Bill Smullen hopes the diplomatic overture is the first of many steps that could also lead to a stronger economic and defense relationship with the country.
"Having had two tours in Vietnam, when I returned from my second tour, I never anticipated that any time soon we would have any kind of a relationship with Vietnam."
Now decades later, Smullen says he’s encouraged by the opportunities is presents with Vietnam and also the position of the U.S. in that part of the world. He says there’s been growing concern about China reclaiming islands in the South China Sea, along the entire coast of Vietnam.
"That's a major stretch of territory, and obviously sea, that has an impact on that country," Smullen said. "I think they feel they are being overwhelmed with the Chinese island building, and we are not in favor of that, either."
But an NPR reporter in Hanoi has reported some in both the U.S. and Vietnam have argued the arms embargo should remain until the country improves its human rights record, especially the treatment of dissidents. Smullen is optimistic that this is a just the start, not the end of that difficult conversation.

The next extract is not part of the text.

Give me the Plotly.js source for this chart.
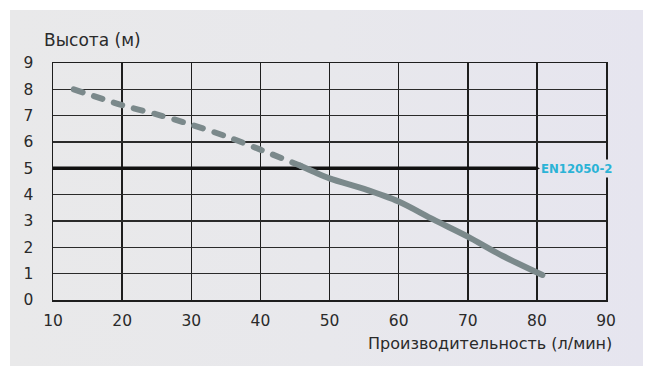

"The fact that the president is going to spend time in Vietnam suggests that human rights, corruption, and other issues which are not perfect in Vietnam will likely be discussed," Smullen said. "I think the president will, hopefully anyway, encourage them to do much better. And good things can come from such a challenge."
Despite those lingering concerns, the retired army colonel sees the lifting of the embargo as an important beginning to a relationship bonded by diplomacy, the economy, and defense.
"I don't hold any ill-will against the Vietnamese, even though I spent two years of my life fighting against the North Vietnamese," Smullen said. "It just seems to be we're in a world today where relationships need to be forward- looking rather than more historical with regard to how they take shape."
And Smullen believes the feeling is mutual, especially since Vietnam’s population is so young.
"So many Vietnamese no longer harbor ill-will toward the United States based on the activities of my era," Smullen said. "That's past history, almost ancient history in the minds of the Vietnamese people. I see this [lifting of the arms embargo] as a good thing."